Reproduce the data exactly and drop any pictures it holds.

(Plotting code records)
____

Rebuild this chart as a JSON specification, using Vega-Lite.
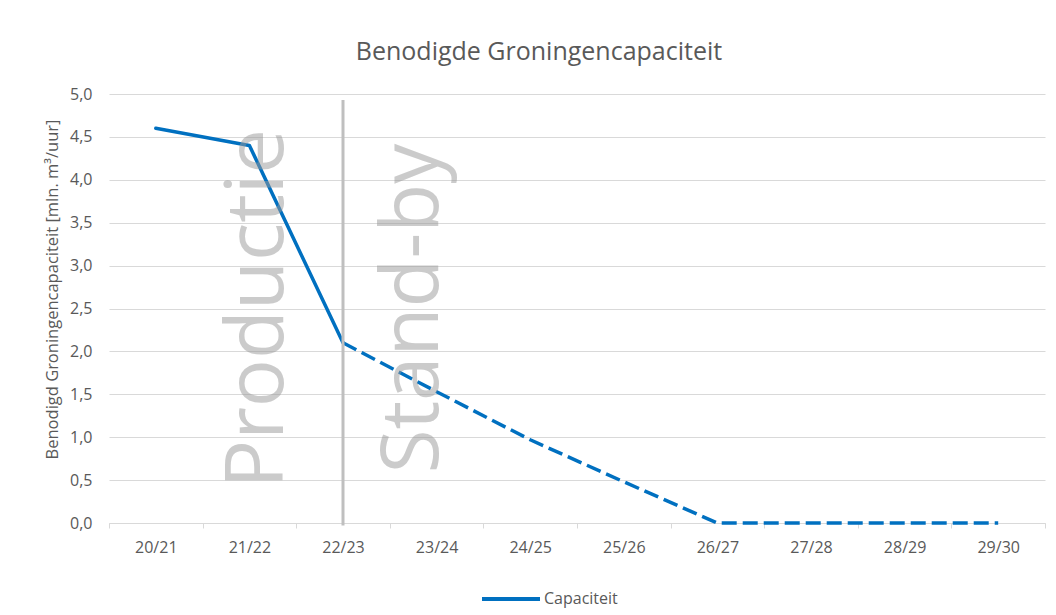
{
  "$schema": "https://vega.github.io/schema/vega-lite/v6.json",
  "autosize": {"type": "none"},
  "width": 936,
  "height": 429,
  "padding": {"left": 109, "top": 94, "right": 11, "bottom": 92},
  "background": "white",
  "title": {
    "text": "Benodigde Groningencapaciteit",
    "fontSize": 25,
    "font": "Open Sans",
    "fontWeight": "normal",
    "color": "#595959",
    "anchor": "middle",
    "frame": "group",
    "dx": -38,
    "baseline": "alphabetic",
    "offset": 1
  },
  "datasets": {
    "capaciteit": [
      {"jaar": "20/21", "waarde": 4.6, "deel": "productie"},
      {"jaar": "21/22", "waarde": 4.4, "deel": "productie"},
      {"jaar": "22/23", "waarde": 2.1, "deel": "productie"},
      {"jaar": "22/23", "waarde": 2.1, "deel": "standby"},
      {"jaar": "23/24", "waarde": 1.53, "deel": "standby"},
      {"jaar": "24/25", "waarde": 0.97, "deel": "standby"},
      {"jaar": "25/26", "waarde": 0.48, "deel": "standby"},
      {"jaar": "26/27", "waarde": 0, "deel": "standby"},
      {"jaar": "27/28", "waarde": 0, "deel": "standby"},
      {"jaar": "28/29", "waarde": 0, "deel": "standby"},
      {"jaar": "29/30", "waarde": 0, "deel": "standby"}
    ],
    "scheiding": [
      {"jaar": "22/23", "boven": 4.93, "onder": -0.03}
    ],
    "labels": [
      {"jaar": "21/22", "waarde": 2.5, "label": "Productie"},
      {"jaar": "23/24", "waarde": 2.5, "label": "Stand-by"}
    ]
  },
  "encoding": {
    "x": {
      "field": "jaar",
      "type": "nominal",
      "sort": null,
      "scale": {
        "type": "band",
        "domain": ["20/21", "21/22", "22/23", "23/24", "24/25", "25/26", "26/27", "27/28", "28/29", "29/30"],
        "paddingInner": 0,
        "paddingOuter": 0
      },
      "axis": {
        "title": null,
        "orient": "bottom",
        "labelAngle": 0,
        "tickBand": "extent",
        "grid": false,
        "domainColor": "#D9D9D9",
        "domainWidth": 1,
        "tickColor": "#D9D9D9",
        "tickSize": 5,
        "labelFontSize": 16,
        "labelColor": "#595959",
        "labelPadding": 11
      }
    }
  },
  "layer": [
    {
      "data": {"name": "capaciteit"},
      "transform": [{"filter": "datum.deel === 'productie'"}],
      "mark": {"type": "line", "strokeWidth": 3.5, "strokeJoin": "round", "strokeCap": "round"},
      "encoding": {
        "y": {
          "field": "waarde",
          "type": "quantitative",
          "scale": {"domain": [0, 5], "nice": false, "zero": true},
          "axis": {
            "title": "Benodigd Groningencapaciteit [mln. m³/uur]",
            "titleFontSize": 16.5,
            "titleFontWeight": "normal",
            "titleColor": "#595959",
            "titleAngle": -90,
            "titleAlign": "center",
            "titleBaseline": "middle",
            "titleX": -57,
            "titleY": 195,
            "values": [0, 0.5, 1, 1.5, 2, 2.5, 3, 3.5, 4, 4.5, 5],
            "labelExpr": "replace(format(datum.value, '.1f'), '.', ',')",
            "labelFontSize": 16,
            "labelColor": "#595959",
            "labelPadding": 17,
            "ticks": false,
            "domain": false,
            "grid": true,
            "gridColor": "#D9D9D9",
            "gridWidth": 1
          }
        },
        "stroke": {
          "datum": "Capaciteit",
          "type": "nominal",
          "scale": {"domain": ["Capaciteit"], "range": ["#0070C0"]},
          "legend": {
            "title": null,
            "orient": "none",
            "legendX": 371,
            "legendY": 474,
            "direction": "horizontal",
            "symbolType": "stroke",
            "symbolSize": 3364,
            "symbolStrokeWidth": 4,
            "labelFontSize": 16,
            "labelColor": "#595959",
            "labelOffset": 2,
            "padding": 0
          }
        }
      }
    },
    {
      "data": {"name": "capaciteit"},
      "transform": [{"filter": "datum.deel === 'standby'"}],
      "mark": {"type": "line", "strokeWidth": 3.5, "color": "#0070C0", "strokeDash": [15, 6], "strokeJoin": "round"},
      "encoding": {
        "y": {"field": "waarde", "type": "quantitative"}
      }
    },
    {
      "data": {"name": "scheiding"},
      "mark": {"type": "rule", "color": "#BFBFBF", "strokeWidth": 3},
      "encoding": {
        "y": {"field": "boven", "type": "quantitative"},
        "y2": {"field": "onder"}
      }
    },
    {
      "data": {"name": "labels"},
      "transform": [{"filter": "datum.label === 'Productie'"}],
      "mark": {"type": "text", "angle": 270, "fontSize": 80, "font": "Open Sans", "fill": "#999999", "opacity": 0.5, "align": "center", "baseline": "alphabetic", "dy": 34},
      "encoding": {
        "y": {"field": "waarde", "type": "quantitative"},
        "text": {"field": "label"}
      }
    },
    {
      "data": {"name": "labels"},
      "transform": [{"filter": "datum.label === 'Stand-by'"}],
      "mark": {"type": "text", "angle": 270, "fontSize": 80, "font": "Open Sans", "fill": "#999999", "opacity": 0.5, "align": "center", "baseline": "alphabetic", "dy": 1},
      "encoding": {
        "y": {"field": "waarde", "type": "quantitative"},
        "text": {"field": "label"}
      }
    }
  ],
  "config": {
    "font": "Open Sans",
    "view": {"stroke": null}
  }
}
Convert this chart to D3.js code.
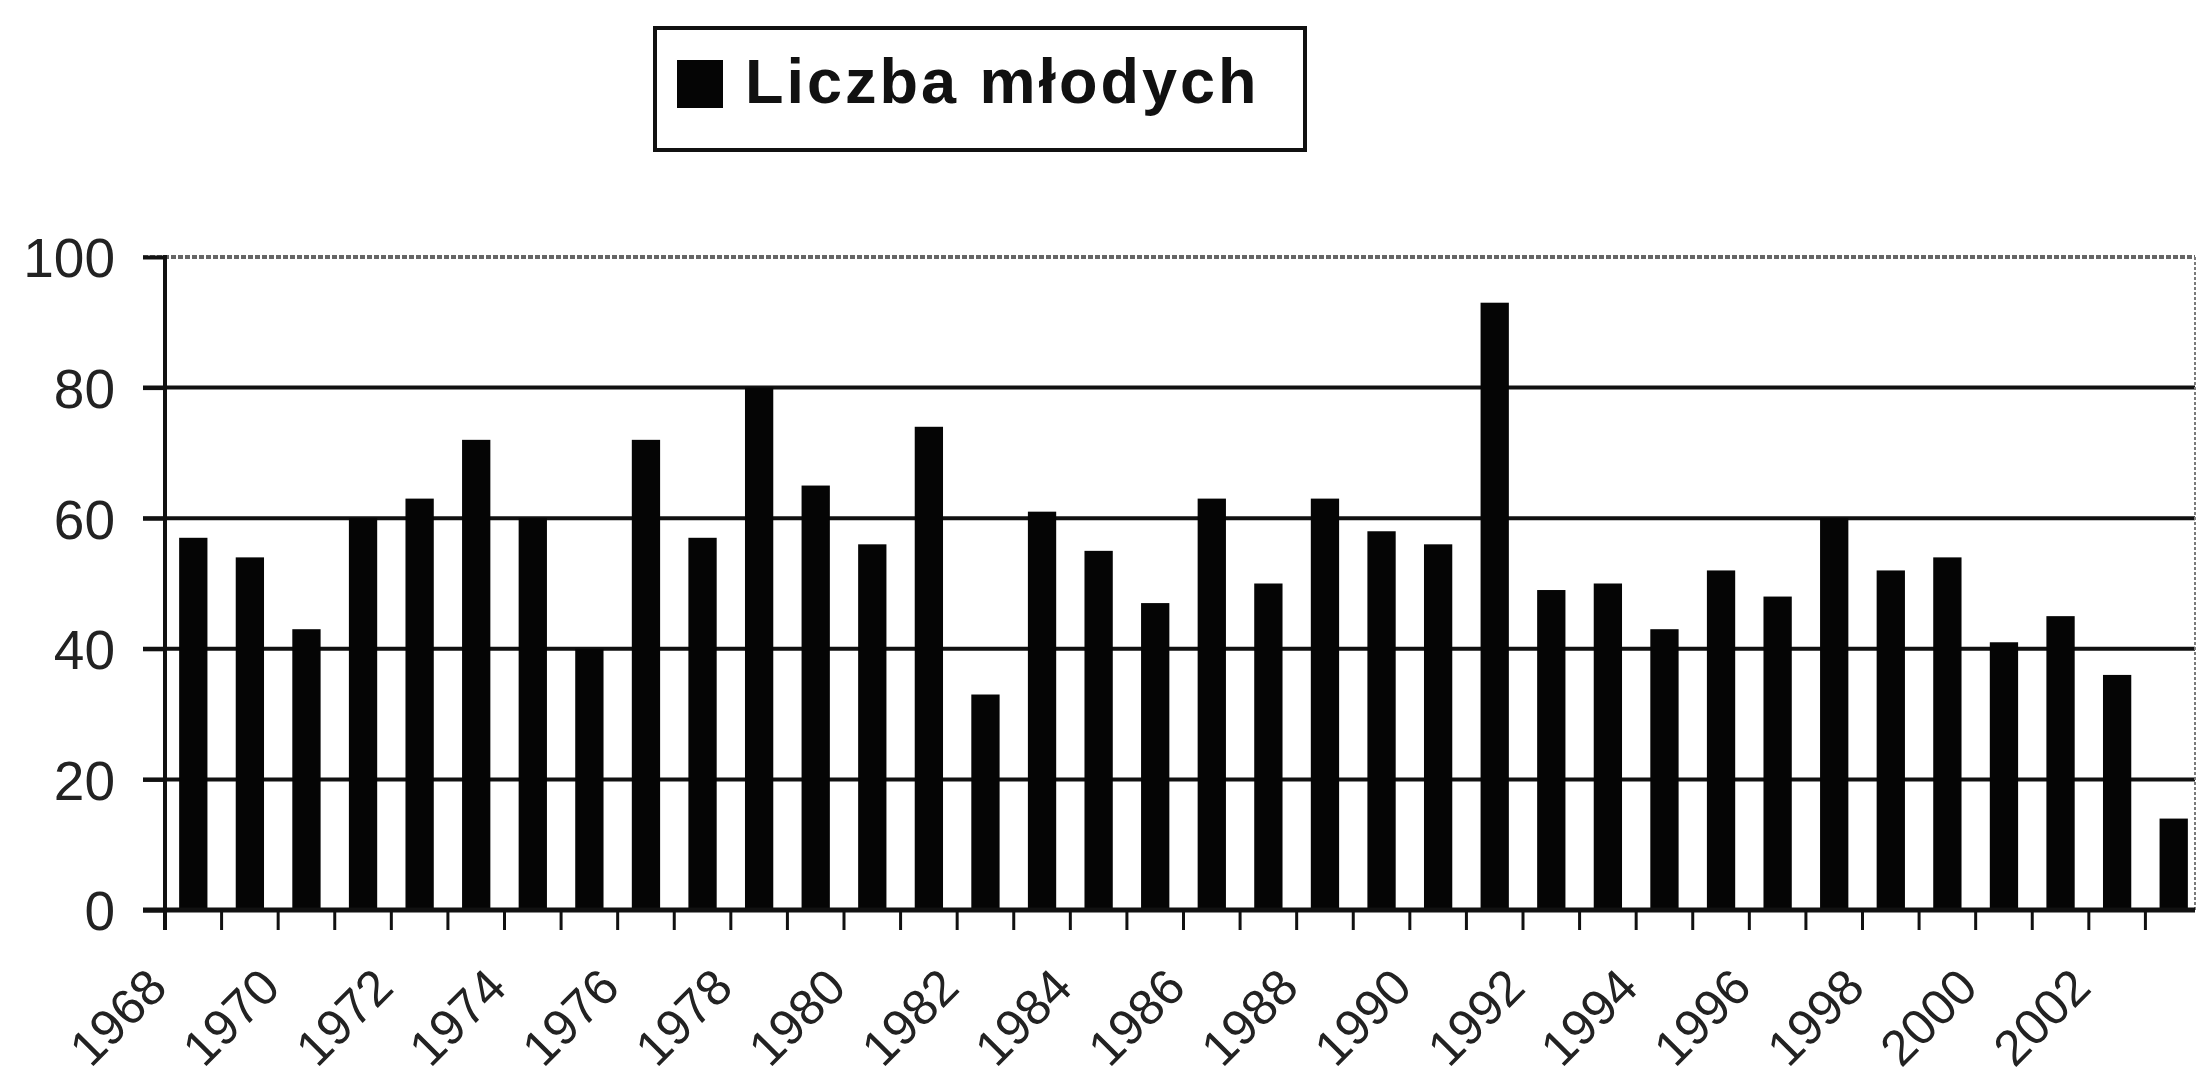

____

#### Finished answer:
Rebuild this chart as a JSON specification, using Vega-Lite.
{
  "$schema": "https://vega.github.io/schema/vega-lite/v6.json",
  "autosize": {"type": "none"},
  "width": 936,
  "height": 429,
  "padding": {"left": 109, "top": 94, "right": 11, "bottom": 92},
  "background": "white",
  "title": {
    "text": "Benodigde Groningencapaciteit",
    "fontSize": 25,
    "font": "Open Sans",
    "fontWeight": "normal",
    "color": "#595959",
    "anchor": "middle",
    "frame": "group",
    "dx": -38,
    "baseline": "alphabetic",
    "offset": 1
  },
  "datasets": {
    "capaciteit": [
      {"jaar": "20/21", "waarde": 4.6, "deel": "productie"},
      {"jaar": "21/22", "waarde": 4.4, "deel": "productie"},
      {"jaar": "22/23", "waarde": 2.1, "deel": "productie"},
      {"jaar": "22/23", "waarde": 2.1, "deel": "standby"},
      {"jaar": "23/24", "waarde": 1.53, "deel": "standby"},
      {"jaar": "24/25", "waarde": 0.97, "deel": "standby"},
      {"jaar": "25/26", "waarde": 0.48, "deel": "standby"},
      {"jaar": "26/27", "waarde": 0, "deel": "standby"},
      {"jaar": "27/28", "waarde": 0, "deel": "standby"},
      {"jaar": "28/29", "waarde": 0, "deel": "standby"},
      {"jaar": "29/30", "waarde": 0, "deel": "standby"}
    ],
    "scheiding": [
      {"jaar": "22/23", "boven": 4.93, "onder": -0.03}
    ],
    "labels": [
      {"jaar": "21/22", "waarde": 2.5, "label": "Productie"},
      {"jaar": "23/24", "waarde": 2.5, "label": "Stand-by"}
    ]
  },
  "encoding": {
    "x": {
      "field": "jaar",
      "type": "nominal",
      "sort": null,
      "scale": {
        "type": "band",
        "domain": ["20/21", "21/22", "22/23", "23/24", "24/25", "25/26", "26/27", "27/28", "28/29", "29/30"],
        "paddingInner": 0,
        "paddingOuter": 0
      },
      "axis": {
        "title": null,
        "orient": "bottom",
        "labelAngle": 0,
        "tickBand": "extent",
        "grid": false,
        "domainColor": "#D9D9D9",
        "domainWidth": 1,
        "tickColor": "#D9D9D9",
        "tickSize": 5,
        "labelFontSize": 16,
        "labelColor": "#595959",
        "labelPadding": 11
      }
    }
  },
  "layer": [
    {
      "data": {"name": "capaciteit"},
      "transform": [{"filter": "datum.deel === 'productie'"}],
      "mark": {"type": "line", "strokeWidth": 3.5, "strokeJoin": "round", "strokeCap": "round"},
      "encoding": {
        "y": {
          "field": "waarde",
          "type": "quantitative",
          "scale": {"domain": [0, 5], "nice": false, "zero": true},
          "axis": {
            "title": "Benodigd Groningencapaciteit [mln. m³/uur]",
            "titleFontSize": 16.5,
            "titleFontWeight": "normal",
            "titleColor": "#595959",
            "titleAngle": -90,
            "titleAlign": "center",
            "titleBaseline": "middle",
            "titleX": -57,
            "titleY": 195,
            "values": [0, 0.5, 1, 1.5, 2, 2.5, 3, 3.5, 4, 4.5, 5],
            "labelExpr": "replace(format(datum.value, '.1f'), '.', ',')",
            "labelFontSize": 16,
            "labelColor": "#595959",
            "labelPadding": 17,
            "ticks": false,
            "domain": false,
            "grid": true,
            "gridColor": "#D9D9D9",
            "gridWidth": 1
          }
        },
        "stroke": {
          "datum": "Capaciteit",
          "type": "nominal",
          "scale": {"domain": ["Capaciteit"], "range": ["#0070C0"]},
          "legend": {
            "title": null,
            "orient": "none",
            "legendX": 371,
            "legendY": 474,
            "direction": "horizontal",
            "symbolType": "stroke",
            "symbolSize": 3364,
            "symbolStrokeWidth": 4,
            "labelFontSize": 16,
            "labelColor": "#595959",
            "labelOffset": 2,
            "padding": 0
          }
        }
      }
    },
    {
      "data": {"name": "capaciteit"},
      "transform": [{"filter": "datum.deel === 'standby'"}],
      "mark": {"type": "line", "strokeWidth": 3.5, "color": "#0070C0", "strokeDash": [15, 6], "strokeJoin": "round"},
      "encoding": {
        "y": {"field": "waarde", "type": "quantitative"}
      }
    },
    {
      "data": {"name": "scheiding"},
      "mark": {"type": "rule", "color": "#BFBFBF", "strokeWidth": 3},
      "encoding": {
        "y": {"field": "boven", "type": "quantitative"},
        "y2": {"field": "onder"}
      }
    },
    {
      "data": {"name": "labels"},
      "transform": [{"filter": "datum.label === 'Productie'"}],
      "mark": {"type": "text", "angle": 270, "fontSize": 80, "font": "Open Sans", "fill": "#999999", "opacity": 0.5, "align": "center", "baseline": "alphabetic", "dy": 34},
      "encoding": {
        "y": {"field": "waarde", "type": "quantitative"},
        "text": {"field": "label"}
      }
    },
    {
      "data": {"name": "labels"},
      "transform": [{"filter": "datum.label === 'Stand-by'"}],
      "mark": {"type": "text", "angle": 270, "fontSize": 80, "font": "Open Sans", "fill": "#999999", "opacity": 0.5, "align": "center", "baseline": "alphabetic", "dy": 1},
      "encoding": {
        "y": {"field": "waarde", "type": "quantitative"},
        "text": {"field": "label"}
      }
    }
  ],
  "config": {
    "font": "Open Sans",
    "view": {"stroke": null}
  }
}
Convert this chart to D3.js code.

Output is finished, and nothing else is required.